● **RECORDED INFORMATION**
══════════

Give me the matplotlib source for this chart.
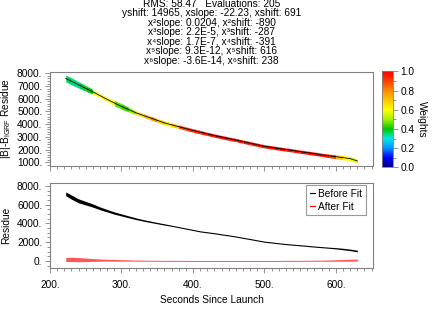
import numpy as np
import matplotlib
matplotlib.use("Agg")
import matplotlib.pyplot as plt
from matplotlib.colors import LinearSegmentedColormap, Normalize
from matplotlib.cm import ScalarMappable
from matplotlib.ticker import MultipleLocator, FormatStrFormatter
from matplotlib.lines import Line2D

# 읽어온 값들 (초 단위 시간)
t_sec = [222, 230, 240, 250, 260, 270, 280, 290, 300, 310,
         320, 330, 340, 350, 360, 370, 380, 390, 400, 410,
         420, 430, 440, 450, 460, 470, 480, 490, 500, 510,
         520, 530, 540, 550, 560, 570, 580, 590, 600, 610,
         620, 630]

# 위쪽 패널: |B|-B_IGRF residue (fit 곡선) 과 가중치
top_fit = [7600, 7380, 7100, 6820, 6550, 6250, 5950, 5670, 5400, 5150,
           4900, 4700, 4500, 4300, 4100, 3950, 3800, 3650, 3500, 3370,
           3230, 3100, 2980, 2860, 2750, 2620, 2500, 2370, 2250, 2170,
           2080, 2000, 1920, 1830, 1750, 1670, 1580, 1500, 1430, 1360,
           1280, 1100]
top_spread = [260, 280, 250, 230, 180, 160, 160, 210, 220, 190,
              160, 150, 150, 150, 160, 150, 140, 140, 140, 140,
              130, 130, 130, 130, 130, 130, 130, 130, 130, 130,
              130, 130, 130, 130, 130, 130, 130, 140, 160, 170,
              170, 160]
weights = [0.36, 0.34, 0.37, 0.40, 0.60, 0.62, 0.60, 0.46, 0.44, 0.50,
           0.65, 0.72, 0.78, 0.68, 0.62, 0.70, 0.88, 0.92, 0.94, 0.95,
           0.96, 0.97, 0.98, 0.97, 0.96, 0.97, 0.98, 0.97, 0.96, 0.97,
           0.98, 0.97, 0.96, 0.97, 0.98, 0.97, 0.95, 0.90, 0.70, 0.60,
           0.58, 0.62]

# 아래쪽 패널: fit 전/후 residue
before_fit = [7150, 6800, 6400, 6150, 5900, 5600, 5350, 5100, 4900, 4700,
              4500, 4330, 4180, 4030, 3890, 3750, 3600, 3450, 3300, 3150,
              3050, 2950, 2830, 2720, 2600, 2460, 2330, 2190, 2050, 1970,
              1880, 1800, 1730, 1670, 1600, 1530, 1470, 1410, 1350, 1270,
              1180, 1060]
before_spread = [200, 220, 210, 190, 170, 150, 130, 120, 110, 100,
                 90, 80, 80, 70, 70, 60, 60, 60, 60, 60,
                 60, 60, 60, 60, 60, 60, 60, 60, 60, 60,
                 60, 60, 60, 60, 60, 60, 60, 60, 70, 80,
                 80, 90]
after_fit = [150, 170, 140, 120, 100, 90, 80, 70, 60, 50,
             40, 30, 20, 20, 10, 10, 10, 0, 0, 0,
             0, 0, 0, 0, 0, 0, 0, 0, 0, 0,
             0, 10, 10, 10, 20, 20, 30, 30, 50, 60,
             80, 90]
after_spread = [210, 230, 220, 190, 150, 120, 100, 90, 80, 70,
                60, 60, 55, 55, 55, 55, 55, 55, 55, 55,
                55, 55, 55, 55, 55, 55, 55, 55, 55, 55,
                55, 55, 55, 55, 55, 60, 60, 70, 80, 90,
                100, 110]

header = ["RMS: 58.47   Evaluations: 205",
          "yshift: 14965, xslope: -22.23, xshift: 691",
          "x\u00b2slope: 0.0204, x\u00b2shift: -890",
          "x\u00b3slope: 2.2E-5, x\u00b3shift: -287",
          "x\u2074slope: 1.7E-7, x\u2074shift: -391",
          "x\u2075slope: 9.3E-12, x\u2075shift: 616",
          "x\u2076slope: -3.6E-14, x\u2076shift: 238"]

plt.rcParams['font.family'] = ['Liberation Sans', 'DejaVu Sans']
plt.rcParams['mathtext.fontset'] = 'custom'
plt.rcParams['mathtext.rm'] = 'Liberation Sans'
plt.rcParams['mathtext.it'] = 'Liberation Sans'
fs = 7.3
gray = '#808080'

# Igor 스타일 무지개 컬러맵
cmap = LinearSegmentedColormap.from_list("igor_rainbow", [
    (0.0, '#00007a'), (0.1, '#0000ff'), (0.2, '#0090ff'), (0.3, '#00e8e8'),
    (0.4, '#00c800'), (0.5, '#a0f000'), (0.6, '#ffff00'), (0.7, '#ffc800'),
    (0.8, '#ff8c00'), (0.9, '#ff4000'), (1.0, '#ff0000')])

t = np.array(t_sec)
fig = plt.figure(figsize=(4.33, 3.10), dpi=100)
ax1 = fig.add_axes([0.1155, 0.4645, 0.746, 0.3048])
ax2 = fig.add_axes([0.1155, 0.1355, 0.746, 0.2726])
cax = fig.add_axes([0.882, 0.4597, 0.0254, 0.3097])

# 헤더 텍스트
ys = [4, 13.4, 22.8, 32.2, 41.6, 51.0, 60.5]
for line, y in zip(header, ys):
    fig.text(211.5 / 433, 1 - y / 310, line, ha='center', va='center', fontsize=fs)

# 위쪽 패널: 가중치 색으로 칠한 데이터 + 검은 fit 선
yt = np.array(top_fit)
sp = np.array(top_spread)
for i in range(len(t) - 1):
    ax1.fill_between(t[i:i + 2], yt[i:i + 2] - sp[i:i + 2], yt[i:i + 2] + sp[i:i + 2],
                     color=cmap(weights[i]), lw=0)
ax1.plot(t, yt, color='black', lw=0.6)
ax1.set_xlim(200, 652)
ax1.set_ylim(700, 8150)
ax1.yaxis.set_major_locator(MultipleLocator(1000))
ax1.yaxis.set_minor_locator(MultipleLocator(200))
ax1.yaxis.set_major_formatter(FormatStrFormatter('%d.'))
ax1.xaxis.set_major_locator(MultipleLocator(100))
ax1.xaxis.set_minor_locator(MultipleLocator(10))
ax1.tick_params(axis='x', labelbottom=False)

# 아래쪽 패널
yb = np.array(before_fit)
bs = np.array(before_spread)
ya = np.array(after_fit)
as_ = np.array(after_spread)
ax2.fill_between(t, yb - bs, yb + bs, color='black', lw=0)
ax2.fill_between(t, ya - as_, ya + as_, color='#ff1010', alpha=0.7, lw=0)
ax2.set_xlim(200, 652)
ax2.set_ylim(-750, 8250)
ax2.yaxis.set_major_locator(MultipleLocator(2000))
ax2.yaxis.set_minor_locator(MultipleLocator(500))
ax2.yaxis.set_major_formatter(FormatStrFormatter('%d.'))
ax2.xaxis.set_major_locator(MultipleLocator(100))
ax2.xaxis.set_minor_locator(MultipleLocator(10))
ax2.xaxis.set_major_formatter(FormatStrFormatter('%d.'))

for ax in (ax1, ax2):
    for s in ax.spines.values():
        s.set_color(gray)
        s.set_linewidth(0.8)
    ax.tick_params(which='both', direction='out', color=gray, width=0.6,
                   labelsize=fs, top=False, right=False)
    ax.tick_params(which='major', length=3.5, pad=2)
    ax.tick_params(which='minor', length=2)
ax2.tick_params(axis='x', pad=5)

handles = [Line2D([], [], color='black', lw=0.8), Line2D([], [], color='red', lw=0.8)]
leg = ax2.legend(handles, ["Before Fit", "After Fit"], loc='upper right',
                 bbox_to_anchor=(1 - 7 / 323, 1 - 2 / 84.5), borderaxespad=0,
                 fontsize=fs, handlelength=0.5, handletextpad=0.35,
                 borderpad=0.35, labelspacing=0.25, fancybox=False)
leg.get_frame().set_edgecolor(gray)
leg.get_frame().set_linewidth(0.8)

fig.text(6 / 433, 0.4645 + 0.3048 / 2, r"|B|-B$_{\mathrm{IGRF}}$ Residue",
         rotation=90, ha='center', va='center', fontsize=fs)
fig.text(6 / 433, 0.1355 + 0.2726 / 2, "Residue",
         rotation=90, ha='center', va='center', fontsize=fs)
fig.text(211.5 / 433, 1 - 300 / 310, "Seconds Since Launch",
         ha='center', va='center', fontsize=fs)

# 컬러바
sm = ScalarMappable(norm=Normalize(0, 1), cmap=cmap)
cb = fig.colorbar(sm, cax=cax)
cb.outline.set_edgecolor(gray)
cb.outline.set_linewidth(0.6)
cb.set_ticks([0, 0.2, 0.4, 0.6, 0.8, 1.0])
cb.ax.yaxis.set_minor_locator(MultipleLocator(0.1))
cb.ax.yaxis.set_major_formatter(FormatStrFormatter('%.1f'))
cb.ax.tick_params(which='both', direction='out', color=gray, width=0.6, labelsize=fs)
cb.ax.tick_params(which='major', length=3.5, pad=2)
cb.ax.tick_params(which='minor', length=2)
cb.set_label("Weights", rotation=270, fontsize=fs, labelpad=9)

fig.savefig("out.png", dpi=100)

══════════

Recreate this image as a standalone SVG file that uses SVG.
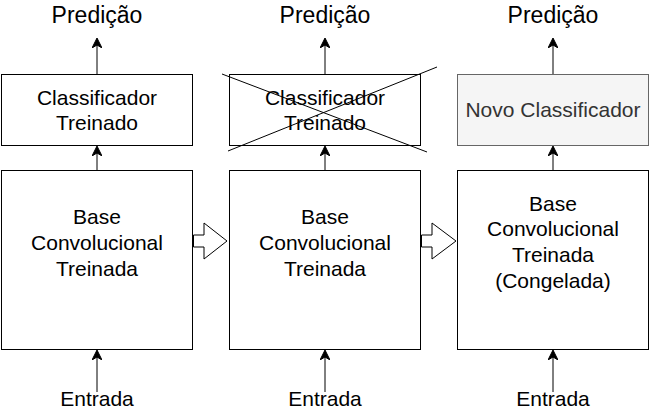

══════════

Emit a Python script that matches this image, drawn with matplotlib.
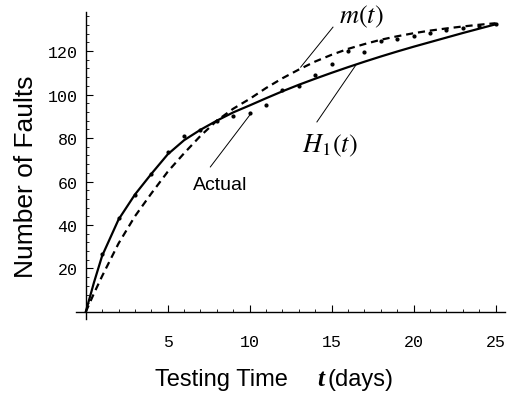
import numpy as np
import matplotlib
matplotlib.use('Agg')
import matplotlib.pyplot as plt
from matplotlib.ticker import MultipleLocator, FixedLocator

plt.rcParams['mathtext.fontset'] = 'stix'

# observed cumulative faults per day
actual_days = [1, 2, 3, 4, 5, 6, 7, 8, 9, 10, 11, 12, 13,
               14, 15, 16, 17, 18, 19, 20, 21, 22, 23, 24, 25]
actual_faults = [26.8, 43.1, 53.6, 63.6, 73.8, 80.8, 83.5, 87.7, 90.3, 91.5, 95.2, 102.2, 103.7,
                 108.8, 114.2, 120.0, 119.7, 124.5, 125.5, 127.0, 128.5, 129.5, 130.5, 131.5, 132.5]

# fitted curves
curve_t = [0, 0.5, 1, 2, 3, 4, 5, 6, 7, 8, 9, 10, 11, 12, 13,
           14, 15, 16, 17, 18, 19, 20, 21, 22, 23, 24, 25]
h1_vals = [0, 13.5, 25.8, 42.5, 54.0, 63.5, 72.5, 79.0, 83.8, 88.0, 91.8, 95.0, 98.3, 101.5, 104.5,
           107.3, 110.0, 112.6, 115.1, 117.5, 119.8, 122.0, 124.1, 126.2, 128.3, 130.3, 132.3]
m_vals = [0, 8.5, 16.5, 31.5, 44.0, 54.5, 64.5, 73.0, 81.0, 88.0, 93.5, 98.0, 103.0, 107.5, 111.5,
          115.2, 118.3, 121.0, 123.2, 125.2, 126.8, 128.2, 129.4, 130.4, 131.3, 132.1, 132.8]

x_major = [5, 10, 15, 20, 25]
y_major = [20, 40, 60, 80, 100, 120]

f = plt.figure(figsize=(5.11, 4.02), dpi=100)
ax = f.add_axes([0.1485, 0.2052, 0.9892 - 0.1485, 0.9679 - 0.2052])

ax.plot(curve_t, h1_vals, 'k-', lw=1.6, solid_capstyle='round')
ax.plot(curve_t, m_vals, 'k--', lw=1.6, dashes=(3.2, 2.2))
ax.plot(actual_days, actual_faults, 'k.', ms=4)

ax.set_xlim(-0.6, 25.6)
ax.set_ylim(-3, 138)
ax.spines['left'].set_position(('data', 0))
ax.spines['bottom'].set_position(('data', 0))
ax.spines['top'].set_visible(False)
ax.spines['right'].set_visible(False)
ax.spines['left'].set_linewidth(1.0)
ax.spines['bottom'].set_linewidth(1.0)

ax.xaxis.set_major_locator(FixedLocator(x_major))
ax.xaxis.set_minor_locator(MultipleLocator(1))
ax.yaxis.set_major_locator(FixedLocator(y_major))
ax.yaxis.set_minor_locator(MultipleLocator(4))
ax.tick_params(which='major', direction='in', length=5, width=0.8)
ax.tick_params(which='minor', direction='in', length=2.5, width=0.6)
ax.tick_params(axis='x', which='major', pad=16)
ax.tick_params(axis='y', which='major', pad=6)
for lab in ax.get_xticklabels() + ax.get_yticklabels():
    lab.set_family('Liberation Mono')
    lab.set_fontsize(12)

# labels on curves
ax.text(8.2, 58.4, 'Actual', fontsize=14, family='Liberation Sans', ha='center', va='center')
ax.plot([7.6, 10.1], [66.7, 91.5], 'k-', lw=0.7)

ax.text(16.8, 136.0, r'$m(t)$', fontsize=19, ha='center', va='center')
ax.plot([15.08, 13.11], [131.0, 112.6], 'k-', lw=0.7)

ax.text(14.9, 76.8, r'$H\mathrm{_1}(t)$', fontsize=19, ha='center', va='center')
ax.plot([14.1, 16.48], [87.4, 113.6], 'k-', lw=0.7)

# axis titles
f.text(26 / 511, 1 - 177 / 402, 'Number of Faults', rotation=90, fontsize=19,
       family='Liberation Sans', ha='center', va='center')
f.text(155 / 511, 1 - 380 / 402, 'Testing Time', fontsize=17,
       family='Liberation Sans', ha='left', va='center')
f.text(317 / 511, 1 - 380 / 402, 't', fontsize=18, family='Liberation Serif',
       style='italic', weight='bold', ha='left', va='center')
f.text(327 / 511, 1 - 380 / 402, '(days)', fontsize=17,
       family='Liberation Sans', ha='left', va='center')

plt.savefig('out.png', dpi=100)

══════════

● **EXERCISE DETAILS**
Reproduce exactly the run of lines beginning with the one that contains "Give me the matplotlib source for this chart." and ending with the one that contains "0.58, 0.62]". Do not include pictures.

● **WORKED ANSWER**
Give me the matplotlib source for this chart.
import numpy as np
import matplotlib
matplotlib.use("Agg")
import matplotlib.pyplot as plt
from matplotlib.colors import LinearSegmentedColormap, Normalize
from matplotlib.cm import ScalarMappable
from matplotlib.ticker import MultipleLocator, FormatStrFormatter
from matplotlib.lines import Line2D

# 읽어온 값들 (초 단위 시간)
t_sec = [222, 230, 240, 250, 260, 270, 280, 290, 300, 310,
         320, 330, 340, 350, 360, 370, 380, 390, 400, 410,
         420, 430, 440, 450, 460, 470, 480, 490, 500, 510,
         520, 530, 540, 550, 560, 570, 580, 590, 600, 610,
         620, 630]

# 위쪽 패널: |B|-B_IGRF residue (fit 곡선) 과 가중치
top_fit = [7600, 7380, 7100, 6820, 6550, 6250, 5950, 5670, 5400, 5150,
           4900, 4700, 4500, 4300, 4100, 3950, 3800, 3650, 3500, 3370,
           3230, 3100, 2980, 2860, 2750, 2620, 2500, 2370, 2250, 2170,
           2080, 2000, 1920, 1830, 1750, 1670, 1580, 1500, 1430, 1360,
           1280, 1100]
top_spread = [260, 280, 250, 230, 180, 160, 160, 210, 220, 190,
              160, 150, 150, 150, 160, 150, 140, 140, 140, 140,
              130, 130, 130, 130, 130, 130, 130, 130, 130, 130,
              130, 130, 130, 130, 130, 130, 130, 140, 160, 170,
              170, 160]
weights = [0.36, 0.34, 0.37, 0.40, 0.60, 0.62, 0.60, 0.46, 0.44, 0.50,
           0.65, 0.72, 0.78, 0.68, 0.62, 0.70, 0.88, 0.92, 0.94, 0.95,
           0.96, 0.97, 0.98, 0.97, 0.96, 0.97, 0.98, 0.97, 0.96, 0.97,
           0.98, 0.97, 0.96, 0.97, 0.98, 0.97, 0.95, 0.90, 0.70, 0.60,
           0.58, 0.62]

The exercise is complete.